We talk to Lead Product Developer Sara Harari, who is working towards a greener future for all with clean energy innovation.
Working in the Solar and Storage DER (distributed energy resources) team, my role is all about making it easier to build and use new energy solutions, such as solar and storage – the team rethinks how we use new technologies and their value to our customers, partners and company.
Right now, I spend most of my time on a project that could allow solar developments in places where before they would have been too expensive to build. When my team talks about DER, we mean any electric resource that can change how we use, generate or transmit power – this could be anything from a solar plant to a residential hot water heater.
The problems we think about are multidisciplinary, so I get to work with a lot of other groups around the company. It’s rewarding to collaborate with experts from every part of the business to design solutions for our customers.
When I was 14, I did a science fair project to determine whether a (theoretical) wind turbine installed in my backyard would meet my family’s energy needs. Unsurprisingly perhaps, it turns out industrial-sized turbines can meet residential demand no problem! My science was a bit questionable, but I’ve been hooked ever since and very focused on how we can use clean energy to mitigate the impact of climate change.

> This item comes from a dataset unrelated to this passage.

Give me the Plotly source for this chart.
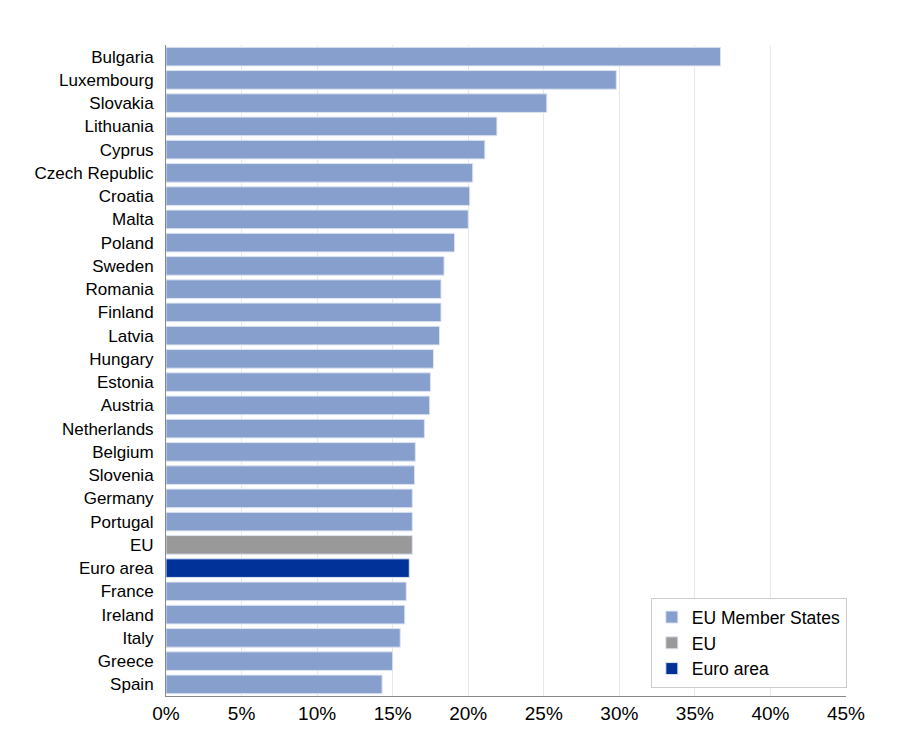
import plotly.graph_objects as go

countries = ["Bulgaria", "Luxembourg", "Slovakia", "Lithuania", "Cyprus", "Czech Republic",
             "Croatia", "Malta", "Poland", "Sweden", "Romania", "Finland", "Latvia",
             "Hungary", "Estonia", "Austria", "Netherlands", "Belgium", "Slovenia",
             "Germany", "Portugal", "EU", "Euro area", "France", "Ireland", "Italy",
             "Greece", "Spain"]
values = [36.7, 29.8, 25.2, 21.9, 21.1, 20.3, 20.1, 20.0, 19.1, 18.4, 18.2, 18.2, 18.1,
          17.7, 17.5, 17.45, 17.1, 16.5, 16.45, 16.3, 16.3, 16.3, 16.1, 15.9, 15.8, 15.5,
          15.0, 14.3]
groups = {"EU": "EU", "Euro area": "Euro area"}
colors = {"EU Member States": "#869fcd", "EU": "#999999", "Euro area": "#003299"}

fig = go.Figure()
for grp in ["EU Member States", "EU", "Euro area"]:
    ys = [c for c in countries if groups.get(c, "EU Member States") == grp]
    xs = [v for c, v in zip(countries, values) if groups.get(c, "EU Member States") == grp]
    fig.add_trace(go.Bar(
        x=[v / 100 for v in xs], y=ys, orientation="h", name=grp,
        marker=dict(color=colors[grp], line=dict(color="#dde4f1", width=1)),
    ))

# page body has an 8px margin, so the margins are shifted by that much
fig.update_layout(
    width=908, height=742,
    margin=dict(l=158, r=70, t=37, b=54),
    plot_bgcolor="white", paper_bgcolor="white",
    font=dict(family="Liberation Sans, Arial, sans-serif", size=17, color="black"),
    bargap=0.2,
    showlegend=True,
    legend=dict(x=0.713, y=0.012, xanchor="left", yanchor="bottom",
                bordercolor="#cccccc", borderwidth=1, bgcolor="white",
                font=dict(size=17.5), tracegroupgap=0),
)
fig.update_xaxes(range=[0, 0.45], dtick=0.05, tickformat=".0%",
                 showgrid=True, gridcolor="#e8e8e8", zeroline=False,
                 showline=True, linecolor="#888888", ticks="", tickfont=dict(size=19))
fig.update_yaxes(categoryorder="array", categoryarray=countries, autorange="reversed",
                 showline=True, linecolor="#888888", ticks="", ticklabelstandoff=8,
                 tickfont=dict(size=17))

fig.write_html("out.html")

My first step was an undergraduate degree in civil engineering – I wanted to be a part of physically building the better world I imagined. After college, I worked as an energy engineer, designing energy efficient buildings and power plants. I enjoyed it but felt like I could be doing more – I wanted to expand my impact.
I went to grad school at Yale where I got my MBA and Master of Environmental Management, focusing on how we can accelerate the pace of clean technology adoption.
So much of innovation is being told ‘no’ and coming back with a ‘maybe’.
I joined National Grid in February 2020. I work with a lot of different teams and people always come at a problem from different angles. I really love that moment in a heated discussion where we realize we’re in agreement on how to move forward. So much of innovation is being told ‘no’ and coming back with a ‘maybe’. It’s fun to see that hard ‘no’ change!
Building a strategy around clean energy is new and it’s different. It can, in the short term, be more expensive. To justify our programs, we have to be creative and explicit in the benefits we can provide. I really enjoyed our Chief Executive John Pettigrew’s recent webcast ‘We Bring Energy to Life’. It’s wonderful to hear from such a high level that driving a clean energy future is core to our mission.
I’d like to see a global consensus on prioritizing climate change. This extends far beyond clean energy, which I think is one of the more straightforward areas to address. How are we going to continue to sustainably support an ever-increasing population with limited resources? This question isn’t new, but I hope that the COVID-19 crisis will lead to greater respect for science and a focus on planning for the future.
In a way, any job can be a green collar job if you want it to be. I’d encourage everyone to think creatively about how their role impacts the environment. How will your customers be impacted by sea level rise or drought? What influence do you have to incorporate climate change into the discussion? We’re not going to be able to shift our global trajectory without strong leadership from people inside businesses and institutions with good ideas.
I went vegetarian a few years ago and I support the environmental studies curriculum at local middle and high schools. It’s a lot of fun to work with teens – they always have great questions.
While quarantining the past few months, I’ve also rediscovered knitting! I think that it’s a great, low-carbon hobby and flaunting your hand-knit items can be a great reason to turn down the thermostat and save a bit of energy. My next project is knitted hats for all the children of the DER team (sorry to ruin the surprise y’all!).
Cheryl LaFleur is one of my personal heroes. She’s the former Chairman of the Federal Energy Regulatory Commission (also former EVP & acting CEO of National Grid USA). She really understands the ins and outs of the power industry and decided to take that knowledge to the public sector to help create a better future. She’s also been a great advocate for women in the energy sector. I got to see her speak a few years ago and was so impressed with her focus and analysis of the current climate.